September 21, 2013
Polaris is the brightest star in Ursa Minor or the Little Bear. It’s also often referred to as the Pole Star, the North Star, or the Guiding Star. It's the only relatively bright star (magnitude of 1.98) near either of the celestial poles. Currently only 0.7 degrees away from the north celestial pole (shown in green cross-hairs at a 2 o'clock position), Polaris is thus used in both navigation and in setting up equatorial mounts for astronomical imaging. It’s been used for navigation since antiquity.

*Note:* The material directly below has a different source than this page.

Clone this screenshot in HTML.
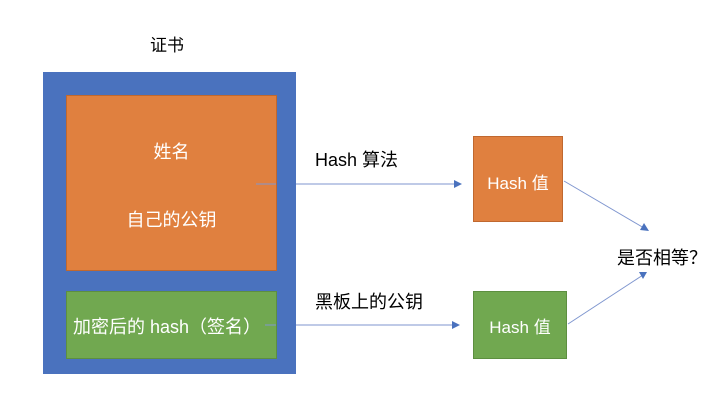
<!DOCTYPE html>
<html><head><meta charset="utf-8"><style>
body{margin:0;width:720px;height:417px;background:#fff;position:relative;overflow:hidden;font-family:"Liberation Sans","Noto Sans CJK SC",sans-serif}
.a{position:absolute}
.t{position:absolute;white-space:nowrap}
</style></head><body>
<div class="t" style="left:150px;top:31px;font-size:17px;color:#000">证书</div>
<div class="a" style="left:43px;top:72px;width:253px;height:302px;background:#4a72be;"></div>
<div class="a" style="left:66px;top:95px;width:211px;height:176px;background:#e0803f;border:1px solid #c0682f;box-sizing:border-box"></div>
<div class="a" style="left:66px;top:291px;width:211px;height:68px;background:#71a850;border:1px solid #5d8f40;box-sizing:border-box"></div>
<div class="t" style="left:66px;width:211px;text-align:center;top:138px;font-size:18px;color:#fff">姓名</div>
<div class="t" style="left:66px;width:211px;text-align:center;top:206px;font-size:18px;color:#fff">自己的公钥</div>
<div class="t" style="left:73px;top:313px;font-size:18px;color:#fff">加密后的 hash（签名）</div>
<div class="a" style="left:473px;top:136px;width:90px;height:86px;background:#e0803f;border:1px solid #c0682f;box-sizing:border-box"></div>
<div class="t" style="left:473px;width:90px;text-align:center;top:169px;font-size:17px;color:#fff">Hash 值</div>
<div class="a" style="left:473px;top:291px;width:94px;height:68px;background:#71a850;border:1px solid #5d8f40;box-sizing:border-box"></div>
<div class="t" style="left:473px;width:94px;text-align:center;top:313px;font-size:17px;color:#fff">Hash 值</div>
<div class="t" style="left:315px;top:146px;font-size:18px;color:#000">Hash 算法</div>
<div class="t" style="left:315px;top:288px;font-size:18px;color:#000">黑板上的公钥</div>
<div class="t" style="left:617px;top:244px;font-size:18px;color:#000">是否相等？</div>
<svg class="a" style="left:0;top:0" width="720" height="417">
<g stroke="#7f96cf" stroke-width="1" fill="none">
<line x1="256" y1="184" x2="276" y2="184"/>
<line x1="296" y1="184" x2="456" y2="184"/>
<line x1="265" y1="325" x2="276" y2="325"/>
<line x1="296" y1="325" x2="454" y2="325"/>
<line x1="564" y1="181" x2="644" y2="228"/>
<line x1="568" y1="324" x2="643" y2="275"/>
</g>
<g fill="#4a72be">
<polygon points="462,184 454,180 454,188"/>
<polygon points="460,325 452,321 452,329"/>
<polygon points="649,231 640,230 644,223"/>
<polygon points="647,272 643,279 639,272"/>
</g>
</svg>
</body></html>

Polaris is a multiple star system with two smaller companions, and two more distant companions. It’s also a Cepheid variable, lying at a distance of 434 light-years. There are many "faint fuzzies" (galaxies) in the background of this image. All of them appear closer to the north celestial pole than Polarissima Borealis (NGC 3172), a bright, spiral galaxy within 1 degree of the pole, but off the frame here.
This image was taken using the mini-WASP parallel imaging array at the New Forest Observatory and subsequently processed by Noel Carboni in Florida. Anyone who has imaged near the Pole Star using a German Equatorial Mount (GEM) knows it’s very difficult work, as the pole presents a coordinate singularity. This makes guiding and tracking extremely challenging.